Seu estilo é vivo e atraente na descrição do mundo real.

Mais tarde, nas edições posteriores de A fábula das abelhas, Mandeville buscaria desenvolver essa crítica a Shafsterbury, nos seis ensaios em forma de diálogo que inseriu no volume segundo. No prefácio, faz questão de precisar que um dos personagens do diálogo representa o seu ponto de vista enquanto o outro “encontra grande deleite na maneira cortês e na forma de escrever de lord Shafsterbury”. Na última parte desse segundo volume volta a considerar as idéias apresentadas em “A Search into the Nature of Society” e volta a criticar Shafsterbury. Contudo, o essencial de sua posição encontra-se naquele ensaio, antes resumido.

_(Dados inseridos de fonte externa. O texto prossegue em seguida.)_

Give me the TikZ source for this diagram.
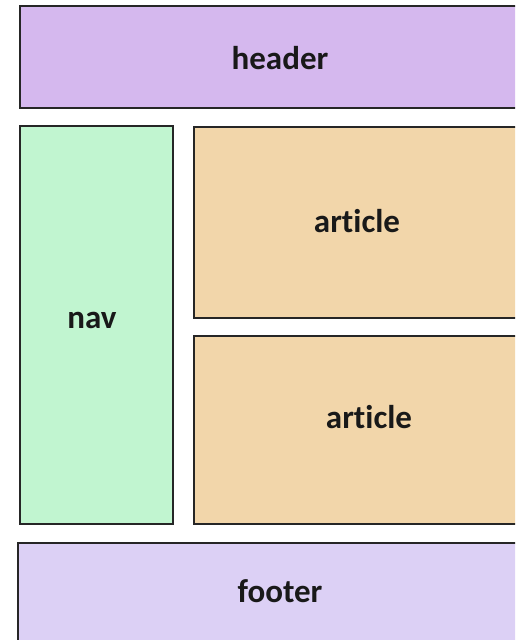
\documentclass[tikz,border=0pt]{standalone}
\usepackage{fontspec}
\setmainfont[Ligatures=NoCommon]{Carlito}
\definecolor{hdrfill}{HTML}{D5B8EE}
\definecolor{navfill}{HTML}{C1F5D0}
\definecolor{artfill}{HTML}{F2D6AA}
\definecolor{ftrfill}{HTML}{DCD0F5}
\tikzset{
  box/.style={draw=black!85, line width=1.9pt, anchor=north west, inner sep=0pt},
  lbl/.style={font=\fontsize{33}{38}\selectfont\bfseries, text=black!90}
}

\begin{document}
\begin{tikzpicture}[x=1pt,y=-1pt]
            \useasboundingbox (0,0) rectangle (515,640);
            \clip (0,0) rectangle (515,640);
            % boxes
            \node[box, fill=hdrfill, minimum width=526pt, minimum height=102pt] (header) at (19,5) {};
            \node[box, fill=navfill, minimum width=153pt, minimum height=398pt] (nav) at (19,125) {};
            \node[box, fill=artfill, minimum width=340pt, minimum height=191pt] (art1) at (193,126) {};
            \node[box, fill=artfill, minimum width=340pt, minimum height=188pt] (art2) at (193,335) {};
            \node[box, fill=ftrfill, minimum width=530pt, minimum height=110pt] (footer) at (17,542) {};
            % labels
            \node[lbl] (headertxt) at (280,58) {header};
            \node[lbl] (navtxt) at (92,320) {nav};
            \node[lbl] (art1txt) at (357,221) {art\kern0pt icle};
            \node[lbl] (art2txt) at (369,417) {art\kern0pt icle};
            \node[lbl] (footertxt) at (280,591) {footer};
        \end{tikzpicture}
\end{document}
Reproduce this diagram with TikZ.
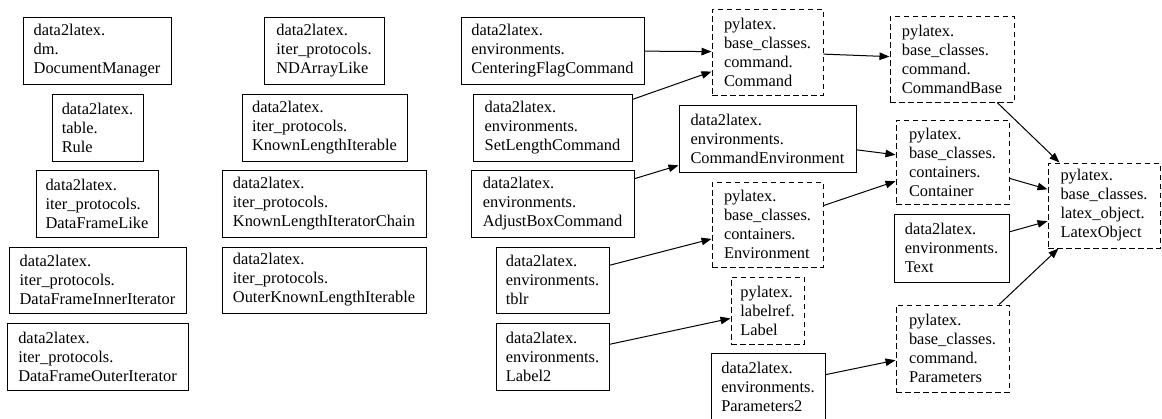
\documentclass[tikz,border=0pt]{standalone}
\usepackage{fontspec}
\setmainfont{Liberation Serif}
\newfontfamily\boxfont{Liberation Serif}
\usetikzlibrary{arrows.meta}
\tikzset{
  nodebox/.style={draw=black, line width=1pt, align=left, inner sep=0pt,
    font=\boxfont\fontsize{16.4}{19}\selectfont},
  solidbox/.style={nodebox},
  dashbox/.style={nodebox, dash pattern=on 5.5pt off 3.5pt},
  edge/.style={draw=black, line width=1pt, -{Triangle[length=10pt,width=7.5pt]}},
}
\newcommand{\bx}[7]{\node[#1, minimum width=#5pt, minimum height=#6pt] (#2) at (#3,#4) {#7};}
\begin{document}
\begin{tikzpicture}[x=1pt,y=-1pt]
\useasboundingbox (0,0) rectangle (1162,418);
% column 1
\bx{solidbox}{dm}{97}{50.5}{148}{67}{data2latex.\\dm.\\DocumentManager}
\bx{solidbox}{rule}{97.5}{127.5}{91}{67}{data2latex.\\table.\\Rule}
\bx{solidbox}{dfl}{97}{203.5}{122}{67}{data2latex.\\iter\_protocols.\\DataFrameLike}
\bx{solidbox}{dfii}{97.5}{280}{177}{66}{data2latex.\\iter\_protocols.\\DataFrameInnerIterator}
\bx{solidbox}{dfoi}{97.5}{356.5}{181}{67}{data2latex.\\iter\_protocols.\\DataFrameOuterIterator}
% column 2
\bx{solidbox}{nda}{324}{50.5}{120}{67}{data2latex.\\iter\_protocols.\\NDArrayLike}
\bx{solidbox}{kli}{324.5}{127.5}{165}{67}{data2latex.\\iter\_protocols.\\KnownLengthIterable}
\bx{solidbox}{klic}{324}{203.5}{204}{67}{data2latex.\\iter\_protocols.\\KnownLengthIteratorChain}
\bx{solidbox}{okli}{324}{280}{204}{66}{data2latex.\\iter\_protocols.\\OuterKnownLengthIterable}
% column 3
\bx{solidbox}{cfc}{552.5}{50.5}{183}{67}{data2latex.\\environments.\\CenteringFlagCommand}
\bx{solidbox}{slc}{552.5}{127.5}{159}{67}{data2latex.\\environments.\\SetLengthCommand}
\bx{solidbox}{abc}{552.5}{203.5}{163}{67}{data2latex.\\environments.\\AdjustBoxCommand}
\bx{solidbox}{tblr}{552.5}{280}{113}{66}{data2latex.\\environments.\\tblr}
\bx{solidbox}{lbl2}{552.5}{356.5}{113}{67}{data2latex.\\environments.\\Label2}
% column 4
\bx{dashbox}{cmd}{767.5}{52}{111}{86}{pylatex.\\base\_classes.\\command.\\Command}
\bx{solidbox}{cenv}{767.5}{138.5}{177}{67}{data2latex.\\environments.\\CommandEnvironment}
\bx{dashbox}{env}{767.5}{224.5}{111}{85}{pylatex.\\base\_classes.\\containers.\\Environment}
\bx{dashbox}{lbl}{767.5}{310.5}{73}{67}{pylatex.\\labelref.\\Label}
\bx{solidbox}{par2}{768}{386.5}{114}{67}{data2latex.\\environments.\\Parameters2}
% column 5
\bx{dashbox}{cbase}{952}{59}{124}{86}{pylatex.\\base\_classes.\\command.\\CommandBase}
\bx{dashbox}{cont}{952.5}{162}{113}{84}{pylatex.\\base\_classes.\\containers.\\Container}
\bx{solidbox}{text}{951.5}{248}{115}{68}{data2latex.\\environments.\\Text}
\bx{dashbox}{par}{952.5}{348.5}{113}{87}{pylatex.\\base\_classes.\\command.\\Parameters}
% column 6
\bx{dashbox}{lo}{1104}{205.5}{112}{85}{pylatex.\\base\_classes.\\latex\_object.\\LatexObject}
% edges
\draw[edge] (cfc) -- (cmd);
\draw[edge] (slc) -- (cmd);
\draw[edge] (abc) -- (cenv);
\draw[edge] (tblr) -- (env);
\draw[edge] (lbl2) -- (lbl);
\draw[edge] (cmd) -- (cbase);
\draw[edge] (cenv) -- (cont);
\draw[edge] (env) -- (cont);
\draw[edge] (par2) -- (par);
\draw[edge] (cbase) -- (lo);
\draw[edge] (cont) -- (lo);
\draw[edge] (text) -- (lo);
\draw[edge] (par) -- (lo);
\end{tikzpicture}
\end{document}
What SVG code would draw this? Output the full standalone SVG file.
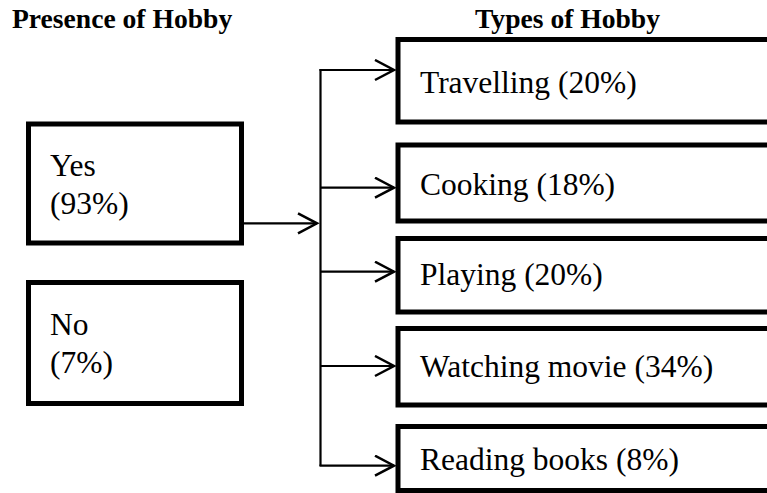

Mandeville inclui-se entre os primeiro pensadores modernos que valorizam a divisão do trabalho, que se vinha fixando em sucessivas gerações. Desse longo processo de especialização é que resultou o desenvolvimento material. E para este contribuíram preferentemente, segundo crê, os homens vinculados ao comércio e à navegação. A experiência histórica comprovava que as virtudes cultuadas por esses homens eram as únicas capazes de trazer prosperidade. Em contrapartida, os pontos de vista expressos por Shafsterbury provinham de um grupo social a que denomina de Beau Monde, que equivaleria à aristocracia. No fundo, trata-se simplesmente da maneira como percebem a si mesmos ou desejariam que os outros os percebessem.

A nosso ver, o mérito de Mandeville consiste no fato de haver demonstrado, de modo insofismável, que os valores morais presentes à sociedade variam com o tempo e não podem ser pura e simplesmente identificados com as virtudes que os homens piedosos se sentiam obrigados a cultuar com o propósito de salvar as próprias almas. E embora atribua primazia ao governo, nesse terreno, de modo idêntico a seus oponentes, não reduziu a moral social a uma questão de direito. A exemplo da moral individual, deve estruturar-se em torno de valores que as pessoas aceitem e procurem seguir livremente. E apontou também um critério segundo o qual devem ser incorporados à vida social, ao exaltar o trabalho e a tenacidade, colocados a serviço do progresso material.

É certo, contudo, que não conseguiu circunscrever os limites precisos da discussão de caráter teórico, para separá-la do propósito de influir sobre o curso da sociedade. Contudo, tal viria a ocorrer no prosseguimento do debate, que teve lugar. (Ver também MANDEVILLE e Características do homem, de COOPER, Anthony Ashley).